La place de la contrainte, enfin, est écrasante. Contrainte à tous les étages, contrôle systématique des absences, micropénalité proliférante, chantage au chômage et à la réussite sociale. Bien peu d’espace est laissé au désir et à l’initiative, et la proposition, parfois avancée, de rémunérer les élèves pour récompenser leur assiduité n’est qu’un aboutissement logique, qui signe le renoncement définitif à l’idée qu’un élève pourrait s’intéresser à quoi que ce soit qu’on lui enseigne. Il est alors nécessaire de réaffirmer que ce qui est fait sous la contrainte et la menace n’a aucune valeur, et qu’il n’y a que le désir qui puisse être le moteur d’une réelle progression.

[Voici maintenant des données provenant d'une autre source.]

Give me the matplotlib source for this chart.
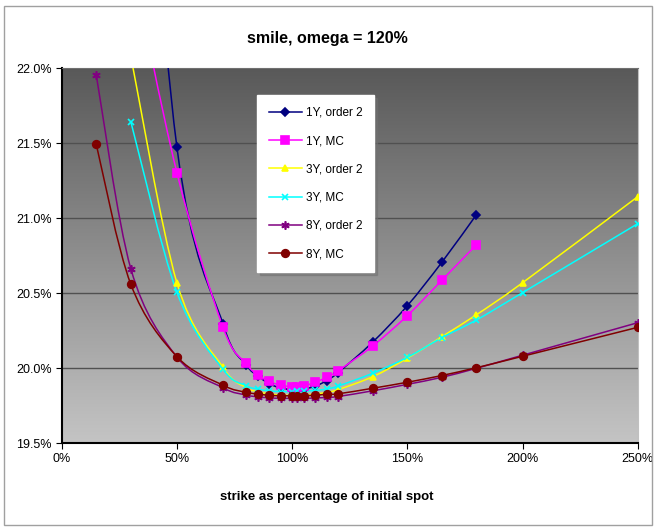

Dans la Fabrique de l’impuissance, il n’y a pas la moindre considération sur «l’économie de la connaissance» et ses besoins. C’est que l’autonomie intellectuelle y est affirmée comme un bien en soi, le projet de donner à tout être humain les moyens de penser et d’agir véritablement, un projet éthique qui se soutient de lui-même. Non pas adapter l’école à l’état présent de la société et de ses valeurs, mais donner aux individus les moyens de prendre du recul par rapport à l’ordre social, et d’examiner la valeur des valeurs. Les alternatives existent, même s’il reste sûrement encore beaucoup à inventer et à expérimenter. Il y en eut même qui furent contemporaines des commencements historiques du système8. Mais, pour les acteurs du système, l’école fonctionne comme le fait social tel que le décrit Bakounine: «un immense fait positif et primitif, antérieur à toute conscience, à toute idée, à toute appréciation intellectuelle et morale9». Nous vivons, en effet, à l’heure d’un refoulement massif, refoulement des données les plus élémentaires de la sociologie de l’éducation, qui réduisent à néant l’idéologie des dons, mais aussi refoulement des alternatives pédagogiques mises en place ici ou là, depuis des dizaines d’années. La Fabrique de l’impuissance nous ramène à des questions essentielles qu’il est nécessaire de réintroduire dans le débat public aussi bien que dans nos subjectivités: À quoi sert l’école? Quels effets produit-elle? Quelle école voulons-nous?

Rendre les enfants à leur puissance d’agir, d’écrire, de penser, de parler, fabriquer de la puissance, tel est le mot d’ordre d’une autre école, d’une école qui mettrait fin à ce formidable gâchis des «dispositions créatrices» des êtres humains.

Jérôme Ceccaldi

Jérôme Ceccaldi enseigne la philosophie au lycée.